ALLEN G. BREED
AP National Writer
On the very day John F. Kennedy died, a cottage industry was born. Fifty years and hundreds of millions of dollars later, it's still thriving.
Its product? The "truth" about the president's assassination.
"By the evening of November 22, 1963, I found myself being drawn into the case," Los Angeles businessman Ray Marcus wrote in "Addendum B," one of several self-published monographs he produced on the assassination. For him, authorities were just too quick and too pat with their conclusion.
"The government was saying there was only one assassin; that there was no conspiracy. It was obvious that even if this subsequently turned out to be true, it could not have been known to be true at that time."
Most skeptics, including Marcus, didn't get rich by publishing their doubts and theories -- and some have even bankrupted themselves chasing theirs. But for a select few, there's been good money in keeping the controversy alive.
Best-selling books and blockbuster movies have raked in massive profits since 1963. And now, with the 50th anniversary of that horrible day in Dallas looming, a new generation is set to cash in.
Of course, the Warren Commission officially concluded in 1964 that Lee Harvey Oswald had acted alone -- and issued 26 volumes of documents to support that determination. But rather than closing the book on JFK's death, the report merely served as fuel for an already kindled fire of doubt and suspicion.
Since then, even government investigators have stepped away from the lone assassin theory. In 1978, the U.S. House Select Committee on Assassinations ended its own lengthy inquiry by finding that JFK "was probably assassinated as a result of a conspiracy."
That panel acknowledged it was "unable to identify the other gunman or the extent of the conspiracy." But armed with mountains of subsequently released documents, there has been no shortage of people willing to offer their own conclusions.

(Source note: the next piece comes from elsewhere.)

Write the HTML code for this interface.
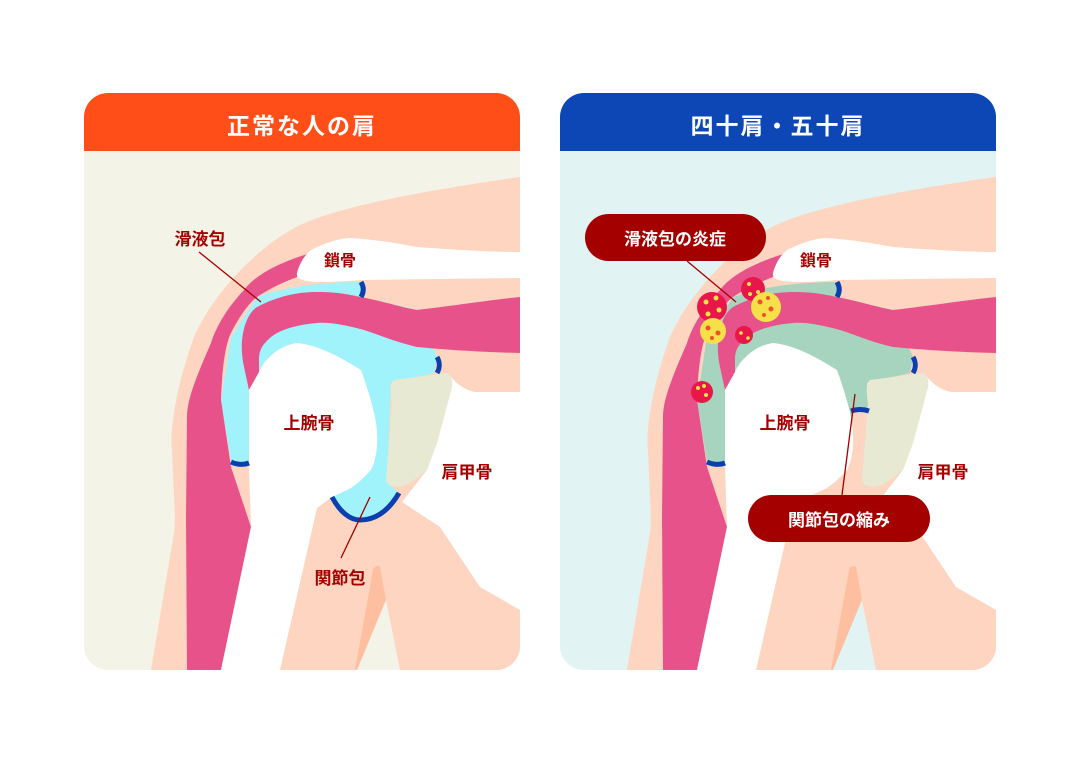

Among the leading suspects: Cuban exiles angry about the Bay of Pigs fiasco; Mafiosi enraged by Attorney General Robert Kennedy's attacks on organized crime; the "military-industrial complex," worried about JFK's review of war policy in Vietnam.
One theorist even floated the notion that Kennedy's limousine driver shot the president -- as part of an effort to cover up proof of an alien invasion.
Anything but that Oswald, a hapless former Marine, was in the right place at the right time, with motive and opportunity to pull off one of the most audacious crimes in American history.
"As they say, nature abhors a vacuum, and the mind abhors chance," says Michael Shermer, executive director of the Skeptics Society and author of "The Believing Brain," a book on how humans seem hardwired to find patterns in disparate facts and unconnected, often innocent coincidences.
Polls underscore the point.
About 6 in 10 Americans say they believe multiple people were involved in a conspiracy to assassinate Kennedy, while only one-fourth think Oswald acted alone, according to an AP-GfK survey done in mid-April. Belief in a conspiracy, though strong, has declined since a 2003 Gallup poll found 75 percent said they thought Oswald was part of a wider plot.
The case has riveted the public from the start. When the Warren Commission report was released in book form, it debuted at No. 7 on The New York Times Best Sellers List.
Two years later, attorney Mark Lane's "Rush to Judgment" dominated the list. The Warren Commission, he argued, "frequently chose to rely on evidence that was no stronger and sometimes demonstrably weaker than contrary evidence which it rejected."
The book has since sold millions of copies in hardcover and paperback, says Lane.
Since then, dozens of books with titles like "Best Evidence," ''Reasonable Doubt," ''High Treason" and "Coup D'Etat in America: The CIA and the Assassination of John F. Kennedy" have sought to lay responsibility for JFK's death at the highest levels of the U.S. government -- and beyond.
British journalist Anthony Summers, whose BBC documentary became the 1980 book "Conspiracy," says many conspiracy buffs "are fine scholars and students, and some are mad as hatters who think it was done by men from Mars using catapults."
Unlike the later coverage of Watergate, there were no reporters like The Washington Post's Bob Woodward and Carl Bernstein, who were told by their editors, "Get on this and don't get off it," says Summers, whose works focused on people and events largely ignored or treated cursorily by the official investigations. "Nobody went down there and really did the shoe leather work and the phone calls that we're all supposed to do," he says.